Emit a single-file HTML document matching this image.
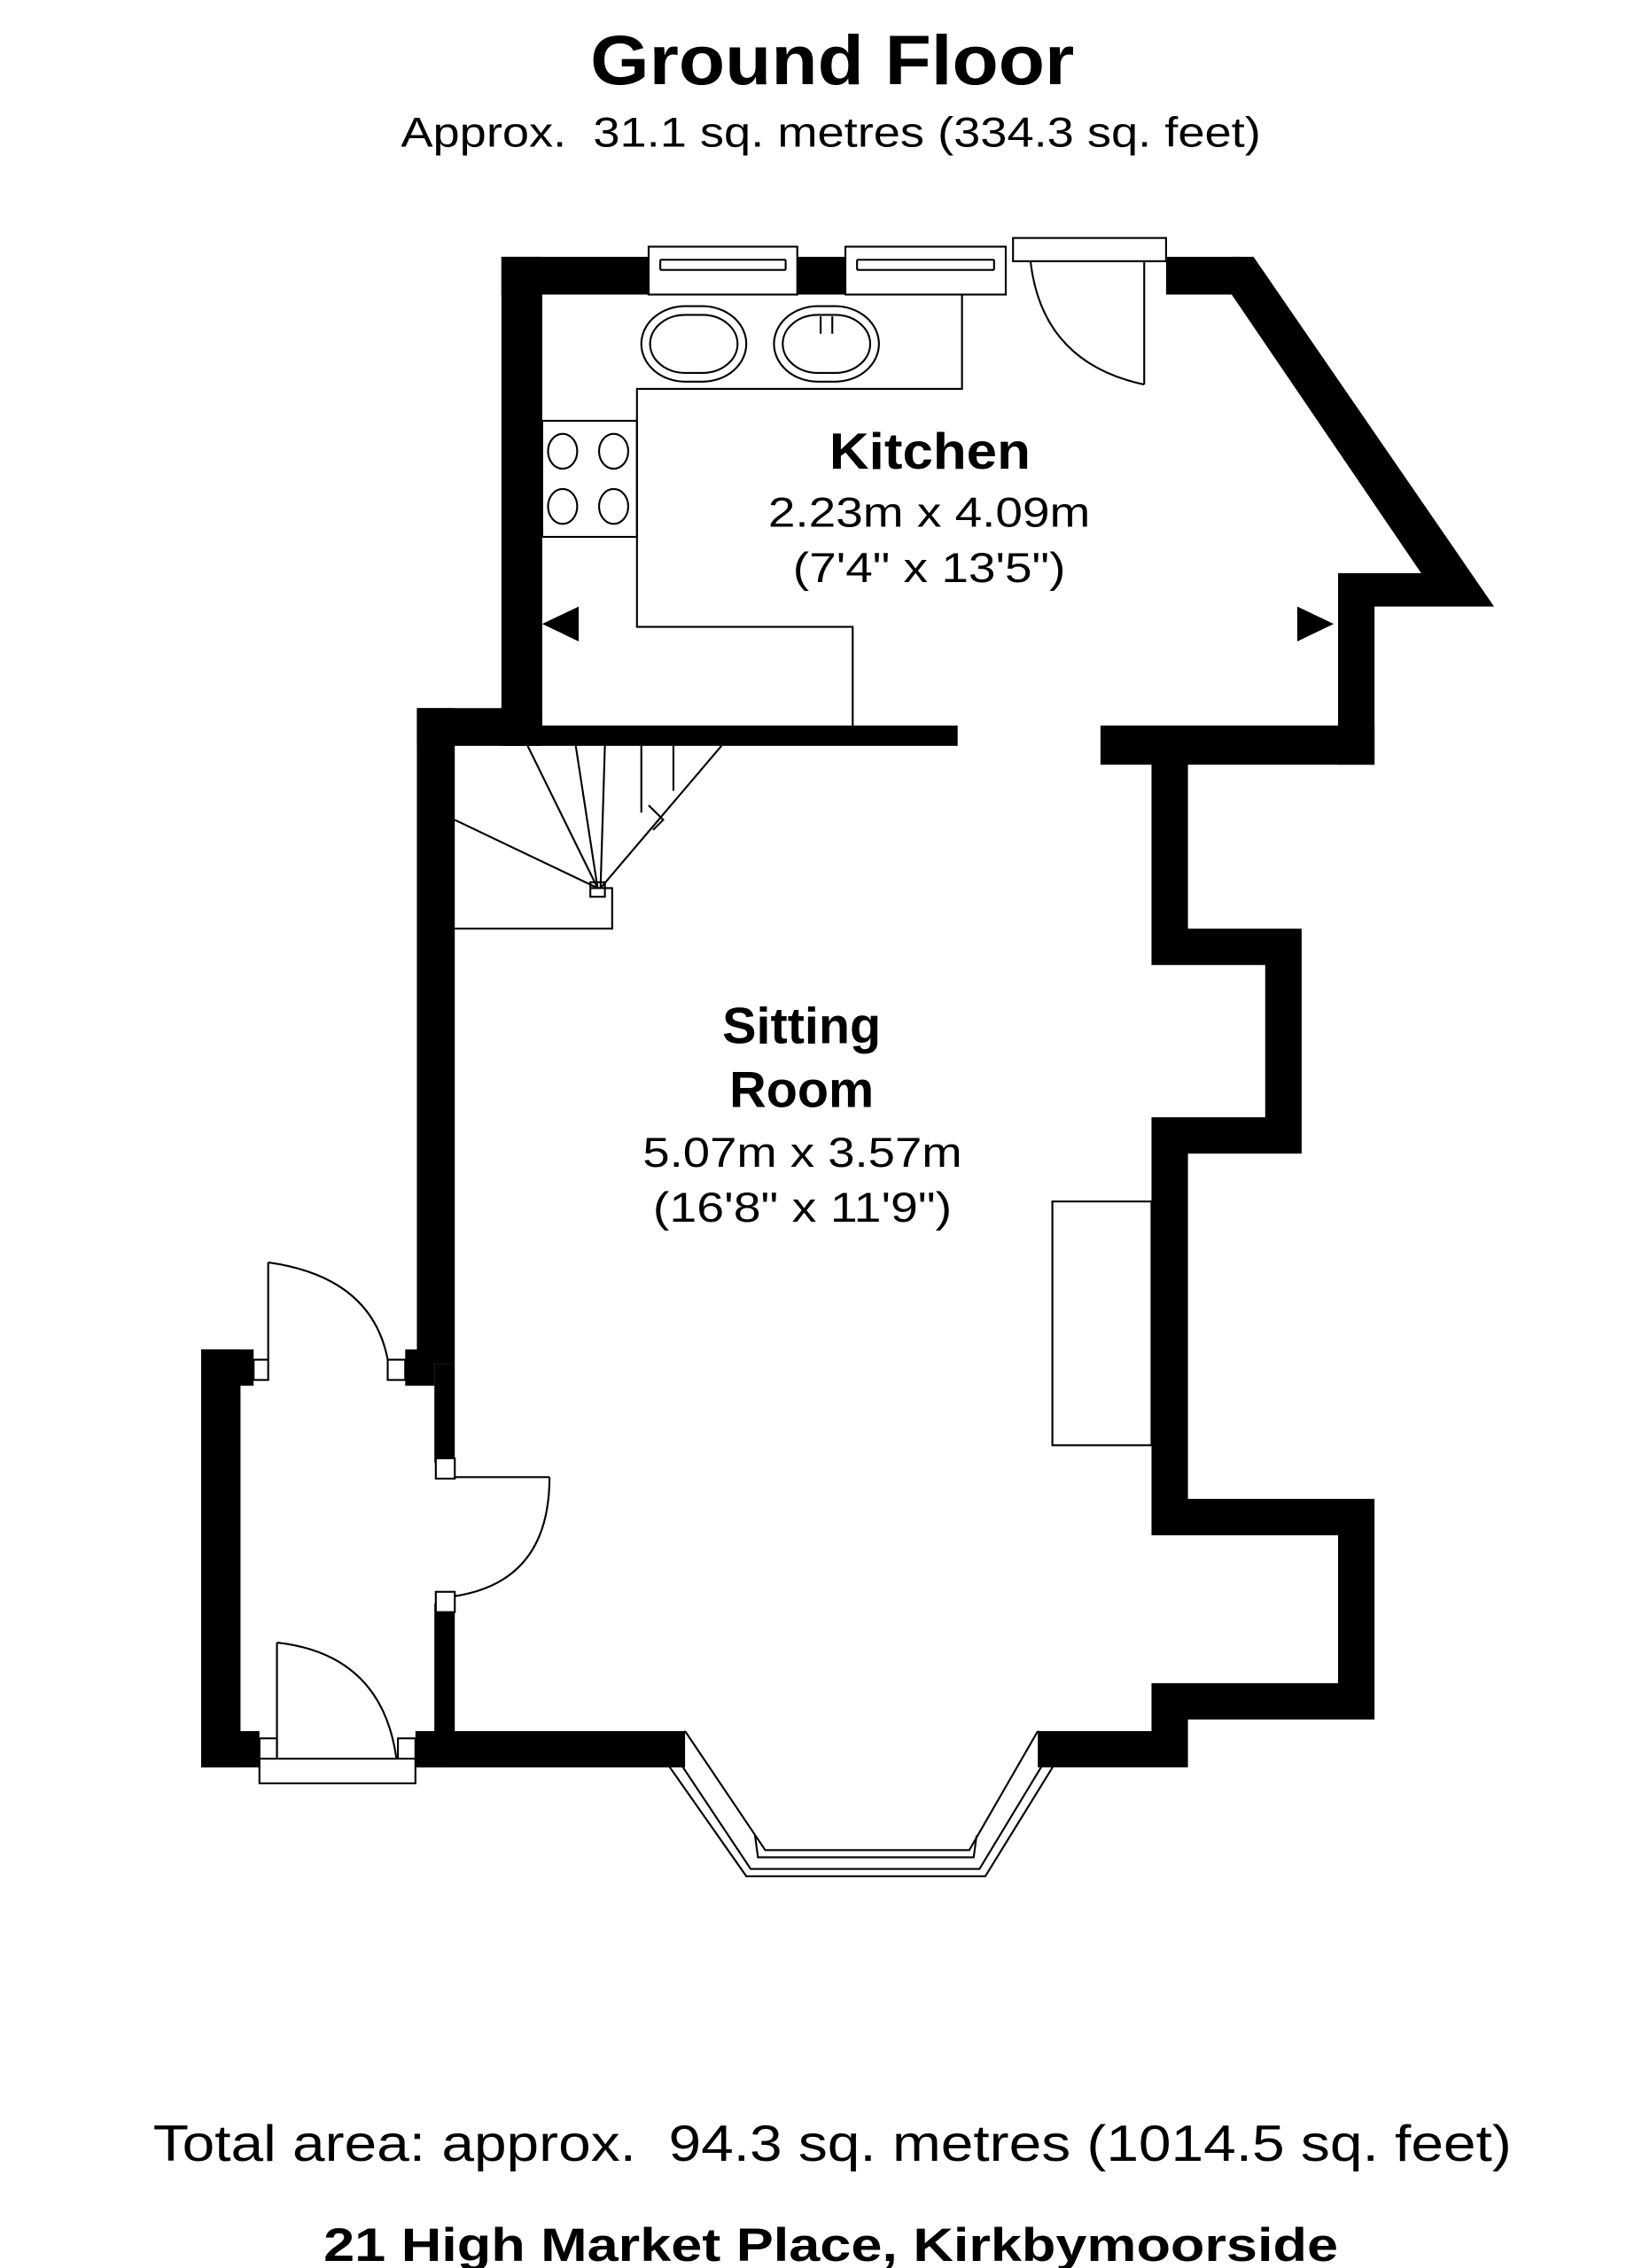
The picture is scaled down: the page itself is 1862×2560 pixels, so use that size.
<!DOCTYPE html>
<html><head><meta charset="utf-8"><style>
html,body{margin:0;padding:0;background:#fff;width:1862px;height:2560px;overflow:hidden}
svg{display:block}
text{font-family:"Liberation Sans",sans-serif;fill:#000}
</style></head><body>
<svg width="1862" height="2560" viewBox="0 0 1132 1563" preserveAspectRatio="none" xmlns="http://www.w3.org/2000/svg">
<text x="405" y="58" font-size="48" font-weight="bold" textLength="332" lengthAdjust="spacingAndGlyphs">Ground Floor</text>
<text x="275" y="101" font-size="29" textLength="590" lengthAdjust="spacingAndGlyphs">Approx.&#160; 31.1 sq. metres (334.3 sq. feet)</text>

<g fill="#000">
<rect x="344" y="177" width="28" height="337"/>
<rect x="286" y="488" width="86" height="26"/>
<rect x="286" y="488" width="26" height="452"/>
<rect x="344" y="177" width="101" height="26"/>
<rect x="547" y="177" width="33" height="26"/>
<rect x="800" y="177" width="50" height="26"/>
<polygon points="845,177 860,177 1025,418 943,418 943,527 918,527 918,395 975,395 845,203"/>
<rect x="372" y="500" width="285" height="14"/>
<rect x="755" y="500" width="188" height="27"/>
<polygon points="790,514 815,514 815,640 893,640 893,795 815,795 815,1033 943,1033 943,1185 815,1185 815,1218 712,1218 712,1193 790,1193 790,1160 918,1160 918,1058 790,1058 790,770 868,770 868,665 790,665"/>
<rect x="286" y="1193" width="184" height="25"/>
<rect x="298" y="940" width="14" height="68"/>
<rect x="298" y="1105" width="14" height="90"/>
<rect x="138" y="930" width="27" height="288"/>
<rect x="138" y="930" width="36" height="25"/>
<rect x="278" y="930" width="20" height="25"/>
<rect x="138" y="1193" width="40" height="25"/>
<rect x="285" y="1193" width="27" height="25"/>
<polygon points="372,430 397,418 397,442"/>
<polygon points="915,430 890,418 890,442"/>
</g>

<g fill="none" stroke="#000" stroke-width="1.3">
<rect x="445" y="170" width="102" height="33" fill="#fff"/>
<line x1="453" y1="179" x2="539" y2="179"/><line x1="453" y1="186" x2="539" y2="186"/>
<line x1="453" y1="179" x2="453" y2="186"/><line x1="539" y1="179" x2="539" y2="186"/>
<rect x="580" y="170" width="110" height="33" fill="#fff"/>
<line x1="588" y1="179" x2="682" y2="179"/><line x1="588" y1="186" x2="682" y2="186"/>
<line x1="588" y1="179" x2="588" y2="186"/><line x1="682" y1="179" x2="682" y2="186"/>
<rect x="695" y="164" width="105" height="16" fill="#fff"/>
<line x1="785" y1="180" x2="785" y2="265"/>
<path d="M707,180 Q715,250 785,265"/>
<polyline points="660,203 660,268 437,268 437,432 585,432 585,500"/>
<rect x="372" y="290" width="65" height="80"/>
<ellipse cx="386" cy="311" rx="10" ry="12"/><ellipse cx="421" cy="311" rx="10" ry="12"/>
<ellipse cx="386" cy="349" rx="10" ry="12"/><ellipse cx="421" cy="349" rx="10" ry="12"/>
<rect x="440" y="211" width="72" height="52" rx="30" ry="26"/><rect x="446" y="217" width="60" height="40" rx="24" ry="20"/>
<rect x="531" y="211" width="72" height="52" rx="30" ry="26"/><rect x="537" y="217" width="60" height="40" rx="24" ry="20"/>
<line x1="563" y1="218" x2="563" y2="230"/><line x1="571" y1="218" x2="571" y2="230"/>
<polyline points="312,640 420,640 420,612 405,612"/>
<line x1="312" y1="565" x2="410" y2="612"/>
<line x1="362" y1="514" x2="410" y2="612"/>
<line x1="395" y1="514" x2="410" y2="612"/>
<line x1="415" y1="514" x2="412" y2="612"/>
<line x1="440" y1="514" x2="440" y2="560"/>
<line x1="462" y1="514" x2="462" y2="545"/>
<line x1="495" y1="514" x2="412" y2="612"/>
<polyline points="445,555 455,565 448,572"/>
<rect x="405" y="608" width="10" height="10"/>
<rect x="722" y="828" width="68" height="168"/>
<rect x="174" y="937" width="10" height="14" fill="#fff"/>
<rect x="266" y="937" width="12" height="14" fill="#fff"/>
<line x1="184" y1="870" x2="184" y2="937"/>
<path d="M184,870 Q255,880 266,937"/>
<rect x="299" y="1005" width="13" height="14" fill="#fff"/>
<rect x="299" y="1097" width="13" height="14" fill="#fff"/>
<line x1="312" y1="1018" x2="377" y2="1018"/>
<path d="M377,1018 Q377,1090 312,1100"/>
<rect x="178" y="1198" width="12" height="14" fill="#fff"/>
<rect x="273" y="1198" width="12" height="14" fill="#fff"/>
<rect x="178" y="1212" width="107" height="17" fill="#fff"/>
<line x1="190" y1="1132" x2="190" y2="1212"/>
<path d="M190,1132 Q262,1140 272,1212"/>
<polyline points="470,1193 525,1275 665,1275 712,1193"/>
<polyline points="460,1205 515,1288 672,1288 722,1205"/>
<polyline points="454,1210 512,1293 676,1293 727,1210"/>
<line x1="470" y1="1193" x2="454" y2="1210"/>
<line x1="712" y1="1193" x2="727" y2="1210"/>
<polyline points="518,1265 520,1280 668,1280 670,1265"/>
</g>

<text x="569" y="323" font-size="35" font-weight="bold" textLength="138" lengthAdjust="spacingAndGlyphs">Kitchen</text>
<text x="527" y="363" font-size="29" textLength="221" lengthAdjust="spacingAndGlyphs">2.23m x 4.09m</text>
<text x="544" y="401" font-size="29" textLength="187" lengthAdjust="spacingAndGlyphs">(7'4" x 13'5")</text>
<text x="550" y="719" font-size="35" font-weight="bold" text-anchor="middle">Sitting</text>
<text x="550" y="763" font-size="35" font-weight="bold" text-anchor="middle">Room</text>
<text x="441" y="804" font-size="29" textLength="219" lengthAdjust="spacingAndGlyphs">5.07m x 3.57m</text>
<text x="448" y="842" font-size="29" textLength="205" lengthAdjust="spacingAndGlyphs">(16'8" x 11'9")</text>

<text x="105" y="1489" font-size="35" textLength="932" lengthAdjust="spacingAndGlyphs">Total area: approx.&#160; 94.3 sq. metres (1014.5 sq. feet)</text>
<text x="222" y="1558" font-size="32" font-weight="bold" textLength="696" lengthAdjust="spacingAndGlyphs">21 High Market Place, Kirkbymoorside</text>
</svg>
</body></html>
────────────────
• WRITTEN PROBLEM:
Reproduce the material above verbatim; omit every picture.

• RESPONSE FOR THIS EXERCISE:
Emit a single-file HTML document matching this image.
The picture is scaled down: the page itself is 1862×2560 pixels, so use that size.
<!DOCTYPE html>
<html><head><meta charset="utf-8"><style>
html,body{margin:0;padding:0;background:#fff;width:1862px;height:2560px;overflow:hidden}
svg{display:block}
text{font-family:"Liberation Sans",sans-serif;fill:#000}
</style></head><body>
<svg width="1862" height="2560" viewBox="0 0 1132 1563" preserveAspectRatio="none" xmlns="http://www.w3.org/2000/svg">
<text x="405" y="58" font-size="48" font-weight="bold" textLength="332" lengthAdjust="spacingAndGlyphs">Ground Floor</text>
<text x="275" y="101" font-size="29" textLength="590" lengthAdjust="spacingAndGlyphs">Approx.&#160; 31.1 sq. metres (334.3 sq. feet)</text>

<g fill="#000">
<rect x="344" y="177" width="28" height="337"/>
<rect x="286" y="488" width="86" height="26"/>
<rect x="286" y="488" width="26" height="452"/>
<rect x="344" y="177" width="101" height="26"/>
<rect x="547" y="177" width="33" height="26"/>
<rect x="800" y="177" width="50" height="26"/>
<polygon points="845,177 860,177 1025,418 943,418 943,527 918,527 918,395 975,395 845,203"/>
<rect x="372" y="500" width="285" height="14"/>
<rect x="755" y="500" width="188" height="27"/>
<polygon points="790,514 815,514 815,640 893,640 893,795 815,795 815,1033 943,1033 943,1185 815,1185 815,1218 712,1218 712,1193 790,1193 790,1160 918,1160 918,1058 790,1058 790,770 868,770 868,665 790,665"/>
<rect x="286" y="1193" width="184" height="25"/>
<rect x="298" y="940" width="14" height="68"/>
<rect x="298" y="1105" width="14" height="90"/>
<rect x="138" y="930" width="27" height="288"/>
<rect x="138" y="930" width="36" height="25"/>
<rect x="278" y="930" width="20" height="25"/>
<rect x="138" y="1193" width="40" height="25"/>
<rect x="285" y="1193" width="27" height="25"/>
<polygon points="372,430 397,418 397,442"/>
<polygon points="915,430 890,418 890,442"/>
</g>

<g fill="none" stroke="#000" stroke-width="1.3">
<rect x="445" y="170" width="102" height="33" fill="#fff"/>
<line x1="453" y1="179" x2="539" y2="179"/><line x1="453" y1="186" x2="539" y2="186"/>
<line x1="453" y1="179" x2="453" y2="186"/><line x1="539" y1="179" x2="539" y2="186"/>
<rect x="580" y="170" width="110" height="33" fill="#fff"/>
<line x1="588" y1="179" x2="682" y2="179"/><line x1="588" y1="186" x2="682" y2="186"/>
<line x1="588" y1="179" x2="588" y2="186"/><line x1="682" y1="179" x2="682" y2="186"/>
<rect x="695" y="164" width="105" height="16" fill="#fff"/>
<line x1="785" y1="180" x2="785" y2="265"/>
<path d="M707,180 Q715,250 785,265"/>
<polyline points="660,203 660,268 437,268 437,432 585,432 585,500"/>
<rect x="372" y="290" width="65" height="80"/>
<ellipse cx="386" cy="311" rx="10" ry="12"/><ellipse cx="421" cy="311" rx="10" ry="12"/>
<ellipse cx="386" cy="349" rx="10" ry="12"/><ellipse cx="421" cy="349" rx="10" ry="12"/>
<rect x="440" y="211" width="72" height="52" rx="30" ry="26"/><rect x="446" y="217" width="60" height="40" rx="24" ry="20"/>
<rect x="531" y="211" width="72" height="52" rx="30" ry="26"/><rect x="537" y="217" width="60" height="40" rx="24" ry="20"/>
<line x1="563" y1="218" x2="563" y2="230"/><line x1="571" y1="218" x2="571" y2="230"/>
<polyline points="312,640 420,640 420,612 405,612"/>
<line x1="312" y1="565" x2="410" y2="612"/>
<line x1="362" y1="514" x2="410" y2="612"/>
<line x1="395" y1="514" x2="410" y2="612"/>
<line x1="415" y1="514" x2="412" y2="612"/>
<line x1="440" y1="514" x2="440" y2="560"/>
<line x1="462" y1="514" x2="462" y2="545"/>
<line x1="495" y1="514" x2="412" y2="612"/>
<polyline points="445,555 455,565 448,572"/>
<rect x="405" y="608" width="10" height="10"/>
<rect x="722" y="828" width="68" height="168"/>
<rect x="174" y="937" width="10" height="14" fill="#fff"/>
<rect x="266" y="937" width="12" height="14" fill="#fff"/>
<line x1="184" y1="870" x2="184" y2="937"/>
<path d="M184,870 Q255,880 266,937"/>
<rect x="299" y="1005" width="13" height="14" fill="#fff"/>
<rect x="299" y="1097" width="13" height="14" fill="#fff"/>
<line x1="312" y1="1018" x2="377" y2="1018"/>
<path d="M377,1018 Q377,1090 312,1100"/>
<rect x="178" y="1198" width="12" height="14" fill="#fff"/>
<rect x="273" y="1198" width="12" height="14" fill="#fff"/>
<rect x="178" y="1212" width="107" height="17" fill="#fff"/>
<line x1="190" y1="1132" x2="190" y2="1212"/>
<path d="M190,1132 Q262,1140 272,1212"/>
<polyline points="470,1193 525,1275 665,1275 712,1193"/>
<polyline points="460,1205 515,1288 672,1288 722,1205"/>
<polyline points="454,1210 512,1293 676,1293 727,1210"/>
<line x1="470" y1="1193" x2="454" y2="1210"/>
<line x1="712" y1="1193" x2="727" y2="1210"/>
<polyline points="518,1265 520,1280 668,1280 670,1265"/>
</g>

<text x="569" y="323" font-size="35" font-weight="bold" textLength="138" lengthAdjust="spacingAndGlyphs">Kitchen</text>
<text x="527" y="363" font-size="29" textLength="221" lengthAdjust="spacingAndGlyphs">2.23m x 4.09m</text>
<text x="544" y="401" font-size="29" textLength="187" lengthAdjust="spacingAndGlyphs">(7'4" x 13'5")</text>
<text x="550" y="719" font-size="35" font-weight="bold" text-anchor="middle">Sitting</text>
<text x="550" y="763" font-size="35" font-weight="bold" text-anchor="middle">Room</text>
<text x="441" y="804" font-size="29" textLength="219" lengthAdjust="spacingAndGlyphs">5.07m x 3.57m</text>
<text x="448" y="842" font-size="29" textLength="205" lengthAdjust="spacingAndGlyphs">(16'8" x 11'9")</text>

<text x="105" y="1489" font-size="35" textLength="932" lengthAdjust="spacingAndGlyphs">Total area: approx.&#160; 94.3 sq. metres (1014.5 sq. feet)</text>
<text x="222" y="1558" font-size="32" font-weight="bold" textLength="696" lengthAdjust="spacingAndGlyphs">21 High Market Place, Kirkbymoorside</text>
</svg>
</body></html>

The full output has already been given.